→ **MATERIAL SUPPLIED**:
----

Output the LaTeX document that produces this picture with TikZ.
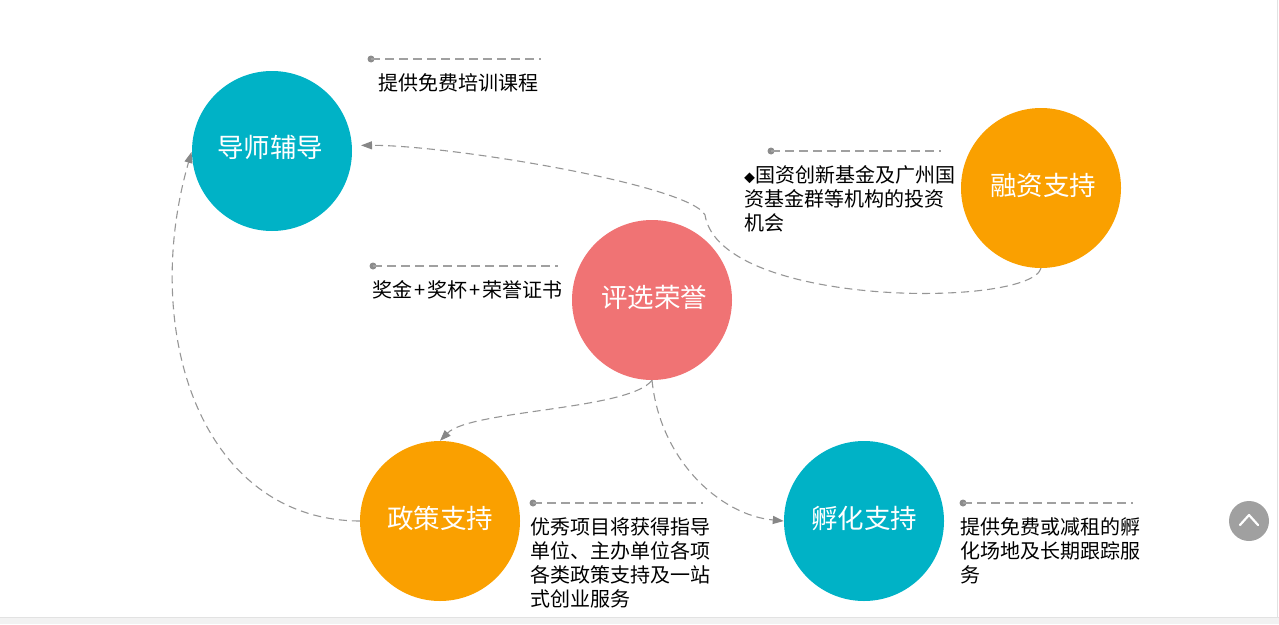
\documentclass[tikz,border=0pt]{standalone}
\usepackage{fontspec}
\setmainfont{Noto Sans CJK SC}
\usetikzlibrary{arrows.meta}
\definecolor{tealc}{RGB}{0,178,198}
\definecolor{orangec}{RGB}{250,160,0}
\definecolor{pinkc}{RGB}{240,115,116}
\definecolor{conngray}{RGB}{150,150,150}
\definecolor{tipgray}{RGB}{135,135,135}
\definecolor{leadgray}{RGB}{160,160,160}
\definecolor{dotgray}{RGB}{140,140,140}
\definecolor{btngray}{RGB}{160,160,160}
\definecolor{edgegray}{RGB}{226,226,226}
\definecolor{bandgray}{RGB}{242,242,242}
\begin{document}
\begin{tikzpicture}[x=1pt,y=-1pt,
  bubble/.style={circle, minimum size=160pt, inner sep=0pt, text=white,
    font=\fontsize{26.5}{26.5}\selectfont},
  btext/.style={text=white, inner sep=0pt, font=\fontsize{26.5}{26.5}\selectfont},
  conn/.style={draw=conngray, line width=1.1pt, dash pattern=on 8pt off 5pt,
    -{Triangle[length=11pt,width=8pt,color=tipgray]}},
  lead/.style={draw=leadgray, line width=1.2pt, dash pattern=on 9pt off 5pt},
  dotc/.style={circle, fill=dotgray, minimum size=7pt, inner sep=0pt},
  lbl/.style={anchor=north west, inner sep=0pt, align=left,
    font=\fontsize{20}{24}\selectfont}
]
\useasboundingbox (0,0) rectangle (1279,624);
% page edges
\fill[bandgray] (0,617) rectangle (1279,624);
\draw[edgegray, line width=1pt] (0,617.5) -- (1279,617.5);
\draw[edgegray, line width=1pt] (1277,0) -- (1277,617);

% circles
\node[bubble, fill=tealc]   (ds) at (272,151) {};
\node[bubble, fill=orangec] (rz) at (1041,188) {};
\node[bubble, fill=pinkc]   (px) at (652,300) {};
\node[bubble, fill=orangec] (zc) at (440,521) {};
\node[bubble, fill=tealc]   (fh) at (864,521) {};
\node[btext] (dst) at (270,147) {导师辅导};
\node[btext] (rzt) at (1043,185) {融资支持};
\node[btext] (pxt) at (654,297) {评选荣誉};
\node[btext] (zct) at (440,518) {政策支持};
\node[btext] (fht) at (864,518) {孵化支持};

% connectors
\draw[conn, shorten >=9pt] (rz.south) .. controls (1030,308) and (720,308) .. (705,215)
  .. controls (690,185) and (450,145) .. (ds.4);
\draw[conn, shorten >=1pt] (zc.west) .. controls (200,520) and (140,330) .. (ds.west);
\draw[conn] (px.south) .. controls (630,410) and (470,410) .. (zc.north);
\draw[conn] (px.south) .. controls (660,460) and (720,515) .. (fh.west);

% leader lines and labels
\node[dotc] (d1) at (371,59) {};
\coordinate (e1) at (541,59);
\draw[lead] (d1.center) -- (e1);
\node[lbl] (l1) at (378,73) {提供免费培训课程};

\node[dotc] (d2) at (771,151) {};
\coordinate (e2) at (941,151);
\draw[lead] (d2.center) -- (e2);
\node[lbl] (l2) at (744,165) {{\fontsize{11}{11}\selectfont ◆}国资创新基金及广州国\\资基金群等机构的投资\\机会};

\node[dotc] (d3) at (373,266) {};
\coordinate (e3) at (558,266);
\draw[lead] (d3.center) -- (e3);
\node[lbl] (l3) at (372,280) {奖金\kern2pt+\kern2pt奖杯\kern2pt+\kern2pt荣誉证书};

\node[dotc] (d4) at (533,503) {};
\coordinate (e4) at (703,503);
\draw[lead] (d4.center) -- (e4);
\node[lbl] (l4) at (530,517) {优秀项目将获得指导\\单位、主办单位各项\\各类政策支持及一站\\式创业服务};

\node[dotc] (d5) at (963,503) {};
\coordinate (e5) at (1133,503);
\draw[lead] (d5.center) -- (e5);
\node[lbl] (l5) at (960,517) {提供免费或减租的孵\\化场地及长期跟踪服\\务};

% back-to-top button
\node[circle, fill=btngray, minimum size=40pt, inner sep=0pt] (up) at (1249,521) {};
\draw[white, line width=2.2pt, line cap=round, line join=round]
  ([shift={(-9,4)}]up.center) -- ([shift={(0,-6)}]up.center) -- ([shift={(9,4)}]up.center);
\end{tikzpicture}
\end{document}
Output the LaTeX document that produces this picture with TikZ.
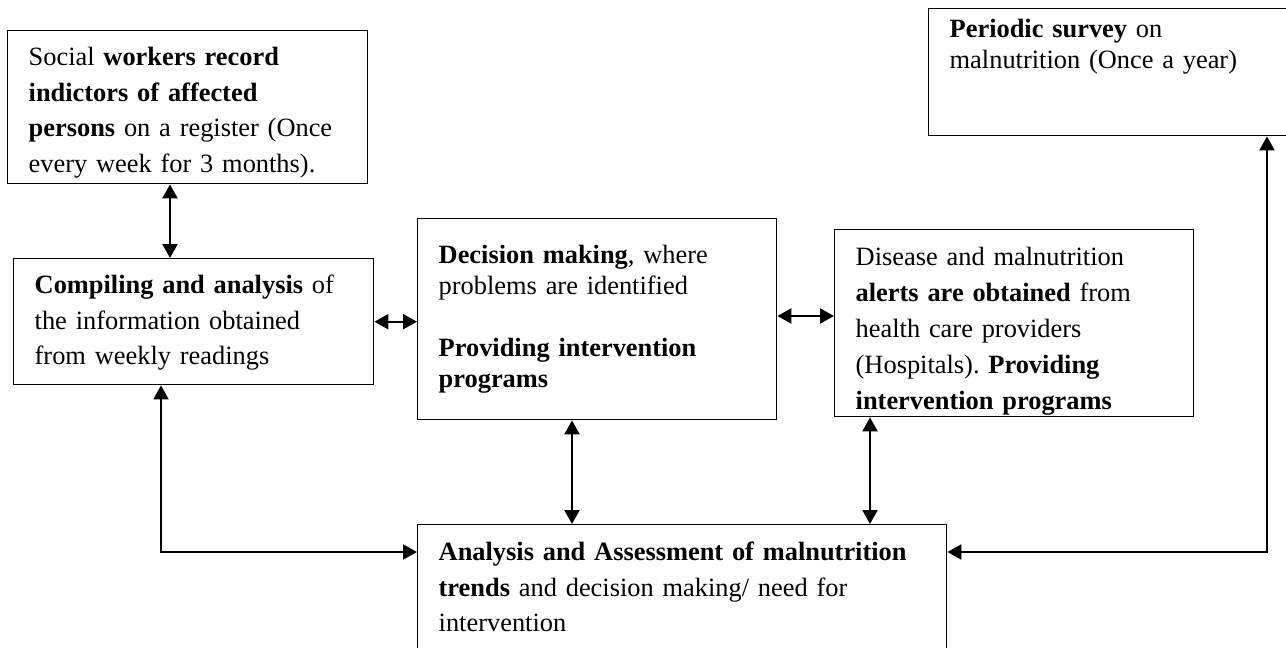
\documentclass[tikz,border=0pt]{standalone}
\usepackage{fontspec}
\setmainfont{Liberation Serif}
\usetikzlibrary{arrows.meta}
\frenchspacing

\begin{document}
\begin{tikzpicture}[x=0.5pt,y=-0.5pt]
\tikzstyle{blk}=[draw, line width=0.7pt, anchor=north west, align=left, inner ysep=0pt, inner xsep=10.5pt, font=\fontsize{13.2pt}{17.75pt}\selectfont];
\tikzstyle{link}=[line width=1.1pt, {Triangle[length=7pt,width=7.5pt]}-{Triangle[length=7pt,width=7.5pt]}];

\useasboundingbox (0,0) rectangle (1286,648);
\clip (0,0) rectangle (1286,648);

% boxes
\node[blk, text width=159pt, text height=17.5pt, text depth=59pt] (social) at (7,30)
  {Social \textbf{workers record}\\ \textbf{indictors of affected}\\ \textbf{persons} on a register (Once\\ every week for 3 months).};
\node[blk, text width=159pt, text height=17.5pt, text depth=45.5pt] (compile) at (13,258)
  {\textbf{Compiling and analysis} of\\ the information obtained\\ from weekly readings};
\node[blk, text width=158.5pt, text height=22.5pt, text depth=78pt, font=\fontsize{13.2pt}{15.5pt}\selectfont] (decision) at (417,218)
  {\textbf{Decision making}, where\\ problems are identified\\[15.5pt] \textbf{Providing intervention}\\ \textbf{programs}};
% the last line runs past the bottom edge and is cut there
\begin{scope}
  \clip (830,225) rectangle (1197,416.7);
  \node[blk, text width=158.5pt, text height=18pt, text depth=75.5pt, font=\fontsize{13.2pt}{18pt}\selectfont] (disease) at (834,229)
    {Disease and malnutrition\\ \textbf{alerts are obtained} from\\ health care providers\\ (Hospitals). \textbf{Providing}\\ \textbf{intervention programs}};
\end{scope}
\node[blk, text width=165pt, text height=14.5pt, text depth=49pt, font=\fontsize{13.2pt}{15.5pt}\selectfont] (periodic) at (928,8)
  {\textbf{Periodic survey} on\\ malnutrition (Once a year)};
\node[blk, text width=243.5pt, text height=18pt, text depth=50pt] (analysis) at (417,524)
  {\textbf{Analysis and Assessment of malnutrition}\\ \textbf{trends} and decision making/ need for\\ intervention};

% where the connectors run
\coordinate (xa) at (170,0);
\coordinate (xb) at (572,0);
\coordinate (xc) at (870,0);
\coordinate (xd) at (161,0);
\coordinate (xe) at (1267,0);
\coordinate (ya) at (0,316);
\coordinate (yb) at (0,552);

% connectors
\draw[link] (social.south -| xa) -- (compile.north -| xa);
\draw[link] (compile.east) -- (compile.east -| decision.west);
\draw[link] (decision.east |- ya) -- (disease.west |- ya);
\draw[link] (decision.south -| xb) -- (analysis.north -| xb);
\draw[link] (disease.south -| xc) -- (analysis.north -| xc);
\draw[link] (compile.south -| xd) |- (analysis.west |- yb);
\draw[link] (analysis.east |- yb) -| (periodic.south -| xe);

\end{tikzpicture}
\end{document}
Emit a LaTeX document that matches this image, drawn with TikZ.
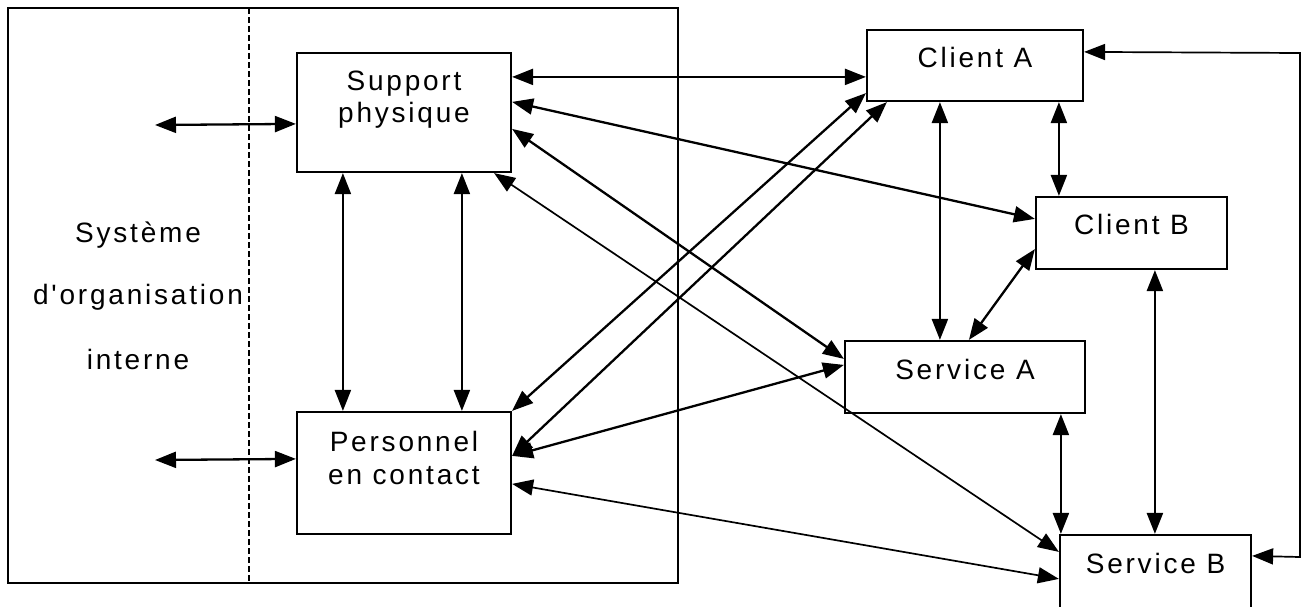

----

Leave out the pictures and output the rest of the material exactly as written.

→ **RESULT OF THE EXERCISE**:
Output the LaTeX document that produces this picture with TikZ.
\documentclass[tikz,border=0pt]{standalone}
\usepackage{fontspec}
\setmainfont{Noto Sans CJK SC}
\usetikzlibrary{arrows.meta}
\definecolor{tealc}{RGB}{0,178,198}
\definecolor{orangec}{RGB}{250,160,0}
\definecolor{pinkc}{RGB}{240,115,116}
\definecolor{conngray}{RGB}{150,150,150}
\definecolor{tipgray}{RGB}{135,135,135}
\definecolor{leadgray}{RGB}{160,160,160}
\definecolor{dotgray}{RGB}{140,140,140}
\definecolor{btngray}{RGB}{160,160,160}
\definecolor{edgegray}{RGB}{226,226,226}
\definecolor{bandgray}{RGB}{242,242,242}
\begin{document}
\begin{tikzpicture}[x=1pt,y=-1pt,
  bubble/.style={circle, minimum size=160pt, inner sep=0pt, text=white,
    font=\fontsize{26.5}{26.5}\selectfont},
  btext/.style={text=white, inner sep=0pt, font=\fontsize{26.5}{26.5}\selectfont},
  conn/.style={draw=conngray, line width=1.1pt, dash pattern=on 8pt off 5pt,
    -{Triangle[length=11pt,width=8pt,color=tipgray]}},
  lead/.style={draw=leadgray, line width=1.2pt, dash pattern=on 9pt off 5pt},
  dotc/.style={circle, fill=dotgray, minimum size=7pt, inner sep=0pt},
  lbl/.style={anchor=north west, inner sep=0pt, align=left,
    font=\fontsize{20}{24}\selectfont}
]
\useasboundingbox (0,0) rectangle (1279,624);
% page edges
\fill[bandgray] (0,617) rectangle (1279,624);
\draw[edgegray, line width=1pt] (0,617.5) -- (1279,617.5);
\draw[edgegray, line width=1pt] (1277,0) -- (1277,617);

% circles
\node[bubble, fill=tealc]   (ds) at (272,151) {};
\node[bubble, fill=orangec] (rz) at (1041,188) {};
\node[bubble, fill=pinkc]   (px) at (652,300) {};
\node[bubble, fill=orangec] (zc) at (440,521) {};
\node[bubble, fill=tealc]   (fh) at (864,521) {};
\node[btext] (dst) at (270,147) {导师辅导};
\node[btext] (rzt) at (1043,185) {融资支持};
\node[btext] (pxt) at (654,297) {评选荣誉};
\node[btext] (zct) at (440,518) {政策支持};
\node[btext] (fht) at (864,518) {孵化支持};

% connectors
\draw[conn, shorten >=9pt] (rz.south) .. controls (1030,308) and (720,308) .. (705,215)
  .. controls (690,185) and (450,145) .. (ds.4);
\draw[conn, shorten >=1pt] (zc.west) .. controls (200,520) and (140,330) .. (ds.west);
\draw[conn] (px.south) .. controls (630,410) and (470,410) .. (zc.north);
\draw[conn] (px.south) .. controls (660,460) and (720,515) .. (fh.west);

% leader lines and labels
\node[dotc] (d1) at (371,59) {};
\coordinate (e1) at (541,59);
\draw[lead] (d1.center) -- (e1);
\node[lbl] (l1) at (378,73) {提供免费培训课程};

\node[dotc] (d2) at (771,151) {};
\coordinate (e2) at (941,151);
\draw[lead] (d2.center) -- (e2);
\node[lbl] (l2) at (744,165) {{\fontsize{11}{11}\selectfont ◆}国资创新基金及广州国\\资基金群等机构的投资\\机会};

\node[dotc] (d3) at (373,266) {};
\coordinate (e3) at (558,266);
\draw[lead] (d3.center) -- (e3);
\node[lbl] (l3) at (372,280) {奖金\kern2pt+\kern2pt奖杯\kern2pt+\kern2pt荣誉证书};

\node[dotc] (d4) at (533,503) {};
\coordinate (e4) at (703,503);
\draw[lead] (d4.center) -- (e4);
\node[lbl] (l4) at (530,517) {优秀项目将获得指导\\单位、主办单位各项\\各类政策支持及一站\\式创业服务};

\node[dotc] (d5) at (963,503) {};
\coordinate (e5) at (1133,503);
\draw[lead] (d5.center) -- (e5);
\node[lbl] (l5) at (960,517) {提供免费或减租的孵\\化场地及长期跟踪服\\务};

% back-to-top button
\node[circle, fill=btngray, minimum size=40pt, inner sep=0pt] (up) at (1249,521) {};
\draw[white, line width=2.2pt, line cap=round, line join=round]
  ([shift={(-9,4)}]up.center) -- ([shift={(0,-6)}]up.center) -- ([shift={(9,4)}]up.center);
\end{tikzpicture}
\end{document}
Output the LaTeX document that produces this picture with TikZ.
\documentclass[tikz,border=0pt]{standalone}
\usepackage{fontspec}
\setmainfont{Liberation Serif}
\usetikzlibrary{arrows.meta}
\frenchspacing

\begin{document}
\begin{tikzpicture}[x=0.5pt,y=-0.5pt]
\tikzstyle{blk}=[draw, line width=0.7pt, anchor=north west, align=left, inner ysep=0pt, inner xsep=10.5pt, font=\fontsize{13.2pt}{17.75pt}\selectfont];
\tikzstyle{link}=[line width=1.1pt, {Triangle[length=7pt,width=7.5pt]}-{Triangle[length=7pt,width=7.5pt]}];

\useasboundingbox (0,0) rectangle (1286,648);
\clip (0,0) rectangle (1286,648);

% boxes
\node[blk, text width=159pt, text height=17.5pt, text depth=59pt] (social) at (7,30)
  {Social \textbf{workers record}\\ \textbf{indictors of affected}\\ \textbf{persons} on a register (Once\\ every week for 3 months).};
\node[blk, text width=159pt, text height=17.5pt, text depth=45.5pt] (compile) at (13,258)
  {\textbf{Compiling and analysis} of\\ the information obtained\\ from weekly readings};
\node[blk, text width=158.5pt, text height=22.5pt, text depth=78pt, font=\fontsize{13.2pt}{15.5pt}\selectfont] (decision) at (417,218)
  {\textbf{Decision making}, where\\ problems are identified\\[15.5pt] \textbf{Providing intervention}\\ \textbf{programs}};
% the last line runs past the bottom edge and is cut there
\begin{scope}
  \clip (830,225) rectangle (1197,416.7);
  \node[blk, text width=158.5pt, text height=18pt, text depth=75.5pt, font=\fontsize{13.2pt}{18pt}\selectfont] (disease) at (834,229)
    {Disease and malnutrition\\ \textbf{alerts are obtained} from\\ health care providers\\ (Hospitals). \textbf{Providing}\\ \textbf{intervention programs}};
\end{scope}
\node[blk, text width=165pt, text height=14.5pt, text depth=49pt, font=\fontsize{13.2pt}{15.5pt}\selectfont] (periodic) at (928,8)
  {\textbf{Periodic survey} on\\ malnutrition (Once a year)};
\node[blk, text width=243.5pt, text height=18pt, text depth=50pt] (analysis) at (417,524)
  {\textbf{Analysis and Assessment of malnutrition}\\ \textbf{trends} and decision making/ need for\\ intervention};

% where the connectors run
\coordinate (xa) at (170,0);
\coordinate (xb) at (572,0);
\coordinate (xc) at (870,0);
\coordinate (xd) at (161,0);
\coordinate (xe) at (1267,0);
\coordinate (ya) at (0,316);
\coordinate (yb) at (0,552);

% connectors
\draw[link] (social.south -| xa) -- (compile.north -| xa);
\draw[link] (compile.east) -- (compile.east -| decision.west);
\draw[link] (decision.east |- ya) -- (disease.west |- ya);
\draw[link] (decision.south -| xb) -- (analysis.north -| xb);
\draw[link] (disease.south -| xc) -- (analysis.north -| xc);
\draw[link] (compile.south -| xd) |- (analysis.west |- yb);
\draw[link] (analysis.east |- yb) -| (periodic.south -| xe);

\end{tikzpicture}
\end{document}
Emit a LaTeX document that matches this image, drawn with TikZ.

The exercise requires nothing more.